A. The bylaws of a bank or trust company, as adopted or amended by the stockholders, may provide that it shall indemnify every officer, director, and employee, heirs, executors and administrators of the officer, director or employee, against judgments resulting from and the expenses reasonably incurred by the officer, director or employee in connection with any action to which the officer, director or employee may be made a party by reason of such person being an officer, director or employee of the bank or trust company, including any action based upon any alleged act or omission on the part of such person as an officer, director or employee of the bank or trust company, except in relation to matters as to which such person shall be finally adjudged in such action to be liable for the negligence or misconduct. In the event of a settlement out of court, indemnification shall be provided only in connection with such matters covered by the settlement as to which the bank or trust company is advised by its counsel that the person to be indemnified was not liable for such negligence or misconduct. The foregoing rights of indemnification shall not be exclusive of other rights to which such officers, directors and employees may be entitled.

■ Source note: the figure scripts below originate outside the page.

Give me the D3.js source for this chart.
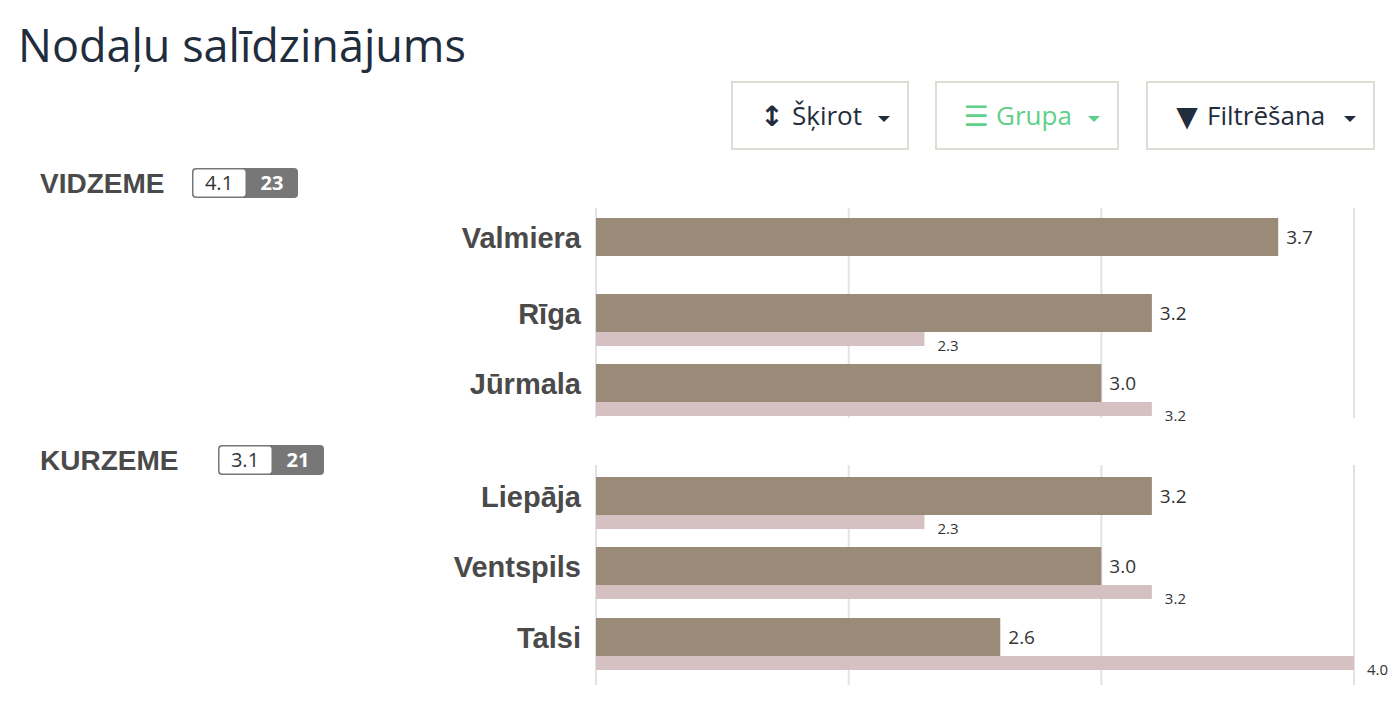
<!doctype html>
<html lang="lv">
<head>
<meta charset="UTF-8" />
<script src="https://d3js.org/d3.v7.min.js"></script>
<style>
body { margin: 0; background: #fff; }
</style>
</head>
<body>
<svg id="chart" width="1400" height="710"></svg>
<script>
// Data
const groups = ["VIDZEME", "KURZEME"]
const groupScores = [4.1, 3.1]
const groupCounts = [23, 21]
const cities = [["Valmiera", "Rīga", "Jūrmala"], ["Liepāja", "Ventspils", "Talsi"]]
const mainValues = [[3.7, 3.2, 3.0], [3.2, 3.0, 2.6]]
const compareValues = [[null, 2.3, 3.2], [2.3, 3.2, 4.0]]
const gridTicks = [1, 2, 3, 4]

const svg = d3.select("#chart")
const x = d3.scaleLinear().domain([1, 4]).range([596, 1354])

svg.append("text").attr("x", 18).attr("y", 62)
    .attr("font-family", "Open Sans").attr("font-size", 45).attr("fill", "#1f2d3d")
    .text("Nodaļu salīdzinājums")

// Buttons
const buttons = [
    { x: 732, w: 176, label: "Šķirot", icon: "↕", color: "#1f2d3d" },
    { x: 936, w: 182, label: "Grupa", icon: "☰", color: "#5fd08a" },
    { x: 1147, w: 227, label: "Filtrēšana", icon: "▼", color: "#1f2d3d" }
]
buttons.forEach(b => {
    const g = svg.append("g").attr("transform", `translate(${b.x},82)`)
    g.append("rect").attr("width", b.w).attr("height", 67).attr("fill", "#fff").attr("stroke", "#d9dfd2").attr("stroke-width", 2)
    g.append("text").attr("x", 40).attr("y", 44).attr("font-family", "DejaVu Sans").attr("font-size", 28)
        .attr("fill", b.color).attr("font-weight", "bold").attr("text-anchor", "middle").text(b.icon)
    g.append("text").attr("x", 60).attr("y", 43).attr("font-family", "Open Sans")
        .attr("font-size", 26).attr("fill", b.color).text(b.label)
    g.append("path").attr("d", `M${b.w - 30},34 l12,0 l-6,6 z`).attr("fill", b.color)
})

const tops = [208, 465]
const labelY = [183, 460]
const badgeX = [192, 218]
const rowY = [[218, 294, 364], [477, 547, 618]]

groups.forEach((grp, gi) => {
    const top = tops[gi]
    svg.append("text").attr("x", 40).attr("y", labelY[gi] + 10)
        .attr("font-family", "Liberation Sans, Arial").attr("font-weight", "bold").attr("font-size", 28)
        .attr("fill", "#4a4a4a").text(grp)
    const bx = badgeX[gi]
    const b = svg.append("g").attr("transform", `translate(${bx},${labelY[gi] - 15})`)
    b.append("rect").attr("width", 106).attr("height", 30).attr("rx", 4).attr("fill", "#777")
    b.append("rect").attr("x", 1.5).attr("y", 1.5).attr("width", 52).attr("height", 27).attr("rx", 3).attr("fill", "#fff")
    b.append("text").attr("x", 27).attr("y", 22).attr("text-anchor", "middle").attr("font-family", "Open Sans")
        .attr("font-size", 20).attr("fill", "#333").text(groupScores[gi])
    b.append("text").attr("x", 80).attr("y", 22).attr("text-anchor", "middle").attr("font-family", "Open Sans")
        .attr("font-weight", "bold").attr("font-size", 20).attr("fill", "#fff").text(groupCounts[gi])

    const bottom = top + 220
    svg.selectAll(null).data(gridTicks).enter().append("line")
        .attr("x1", d => x(d)).attr("x2", d => x(d))
        .attr("y1", top).attr("y2", bottom - (gi === 0 ? 10 : 0))
        .attr("stroke", "#e2e2e2").attr("stroke-width", 2)

    cities[gi].forEach((c, i) => {
        const y0 = rowY[gi][i]
        svg.append("text").attr("x", 581).attr("y", y0 + 30).attr("text-anchor", "end")
            .attr("font-family", "Liberation Sans, Arial").attr("font-weight", "bold").attr("font-size", 29)
            .attr("fill", "#4a4a4a").text(c)
        const v = mainValues[gi][i]
        svg.append("rect").attr("x", x(1)).attr("y", y0).attr("width", x(v) - x(1)).attr("height", 38).attr("fill", "#9a8b79")
        svg.append("text").attr("x", x(v) + 8).attr("y", y0 + 26).attr("font-family", "Open Sans")
            .attr("font-size", 19).attr("fill", "#333").text(v.toFixed(1))
        const cv = compareValues[gi][i]
        if (cv != null) {
            svg.append("rect").attr("x", x(1)).attr("y", y0 + 38).attr("width", x(cv) - x(1)).attr("height", 14).attr("fill", "#d5c1c1")
            svg.append("text").attr("x", x(cv) + 13).attr("y", y0 + 57).attr("font-family", "Open Sans")
                .attr("font-size", 15).attr("fill", "#333").text(cv.toFixed(1))
        }
    })
})
</script>
</body>
</html>
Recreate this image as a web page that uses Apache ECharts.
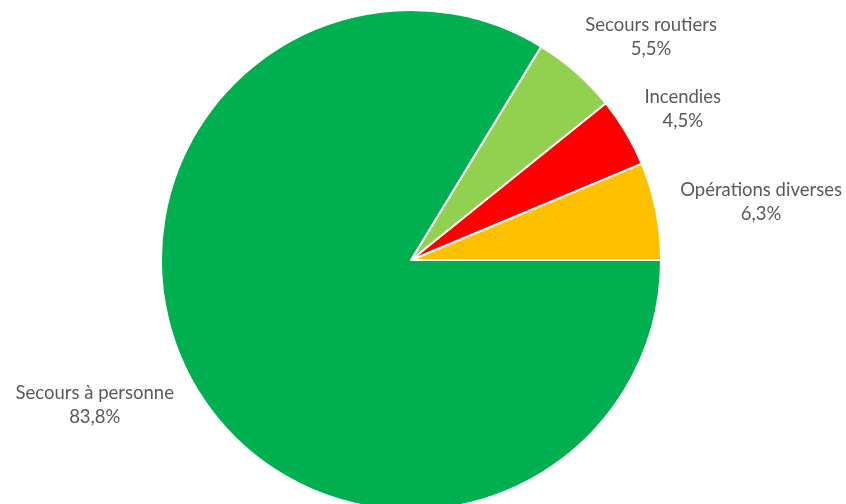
<!DOCTYPE html>
<html>
<head>
<meta charset="utf-8">
<script src="https://cdn.jsdelivr.net/npm/echarts@6/dist/echarts.min.js"></script>
<style>
  html, body { margin: 0; padding: 0; background: #fff; }
  #chart { width: 846px; height: 504px; }
</style>
</head>
<body>
<div id="chart"></div>
<script>
// parts in %, counterclockwise from 3 o'clock
var categories = ['Opérations diverses', 'Incendies', 'Secours routiers', 'Secours à personne'];
var values = [6.3, 4.5, 5.5, 83.8];
var colors = ['#FFC000', '#FF0000', '#92D050', '#00B050'];

(function(){
    var mycharts = echarts.init(document.getElementById('chart'));
    var data = categories.map(function(c, i){
        return { name: c, value: values[i], itemStyle: { color: colors[i] } };
    });
    var option = {
        animation: false,
        series: [
          {
            type: 'pie',
            center: [411, 260],
            radius: 250,
            startAngle: 0,
            clockwise: false,
            avoidLabelOverlap: false,
            itemStyle: {
              borderColor: '#fff',
              borderWidth: 2
            },
            label: {
              show: true,
              position: 'outside',
              fontFamily: 'Lato',
              fontSize: 18.5,
              lineHeight: 24,
              color: '#595959',
              formatter: function(p){
                return p.name + '\n' + p.value.toFixed(1).replace('.', ',') + '%';
              }
            },
            labelLine: { show: false, length: 46, length2: 0 },
            // centre the two lines of text like the original
            labelLayout: function(p){
              var half = p.labelRect.width / 2 - 26;
              return { align: 'center', dx: p.align === 'right' ? -half : half };
            },
            data: data
          }
        ]
    };
    mycharts.setOption(option);
})();
</script>
</body>
</html>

B. The bylaws or a resolution of a bank or bank holding company, as adopted or amended by the stockholders, may include a provision eliminating or limiting the personal liability of a director to the bank or its holding company, or to the stockholders of either for monetary damages for breach of fiduciary duty as a director but not for:
1. Any breach of the director's duty of loyalty to the bank or its holding company, or to the stockholders of either;
2. Acts or omissions not in good faith or which involve intentional misconduct or a knowing violation of law;
3. Payment of any unlawful dividend or for any unlawful stock purchase or redemption; or
4. Any transaction from which the director derived an improper personal benefit.
Added by Laws 1997, c. 111, § 68, eff. July 1, 1997.